In June of this year, the euro area member states reached preliminary agreement on a framework for the ESM Direct Recapitalisation Instrument and this legislation provides for the creation of subsidiary bodies which could be used to implement this DRI.

A key change in terms of the Direct Recapitalisation Instrument is that whereas the ESM aimed to provide loans to member states, the DRI can provide loans to financial institutions. The Attorney General has directed that the changes in relation to the DRI mean that the ESM Act approved by the Dáil in 2012 requires amendment and that is what this Bill sets out to achieve.

The accession of Latvia is also covered in the newer version of the Bill, as it updates the capital contribution amounts to take account of the Latvian contribution, even though this does not affect Ireland’s capital contribution.

I would like to take this opportunity to commend Finance Minister Michael Noonan and his officials on the work that they have put into this matter over many months. I note that this legislation needs to be enacted by the end of October to meet the proposed schedule whereby the ESM Board of Governors is expected to take its decision in early November.

I know that huge efforts have been made by Minister Noonan and a large number of officials to achieve direct and retroactive capitalisation. Much of this work is done behind closed doors and with no fanfare, but it is this very necessary and detailed work which could yet take Ireland one step further back from the financial abyss which faced us just a few years ago.

Decisions that this Government have taken to date are paying dividends, but few actions have the potential to save the country as much money as retrospective direct recapitalisation of the Irish banks would, were it possible to achieve it.

Many small steps have been taken to date to get us to this stage and I know that many more careful and considered steps are needed at European level before Ireland can even apply for retrospective recapitalisation, but given the benefits which could yet accrue to the nation’s finances, it is imperative that we as legislators do everything possible to help Minister Noonan and his officials in their endeavours.

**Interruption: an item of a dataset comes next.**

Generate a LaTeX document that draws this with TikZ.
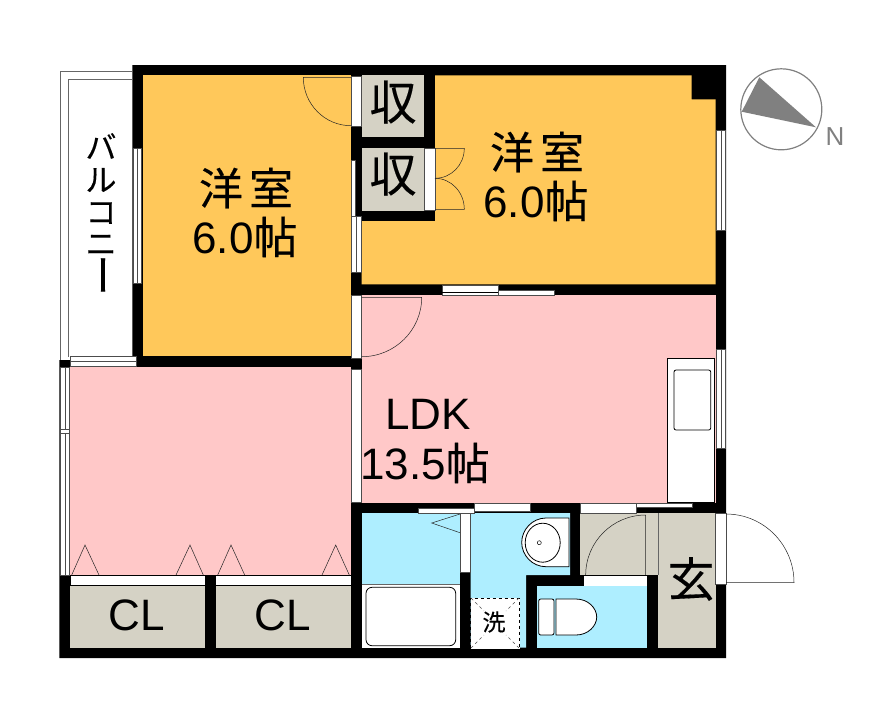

The cost of recapitalising Ireland’s banks makes up one fifth of our gross debt, so maximising our return on that recapitalisation is imperative. This Bill sets up an instrument by which the Government can take further steps, if and when it deems those steps prudent, to divest itself of the taxpayer’s share of AIB, Bank of Ireland and PTSB in return for capital from the European Stability Mechanism.

While other pieces of legislation that will come before the House in coming months will generate more headlines, few have the potential impact of this Amendment Bill. I fully support the route being pursued by Minister Noonan and his officials and am delighted to have the opportunity to support this Bill, which is a key piece in what is a large and complex jigsaw with the aim of achieving direct recapitalisation for Irish banks.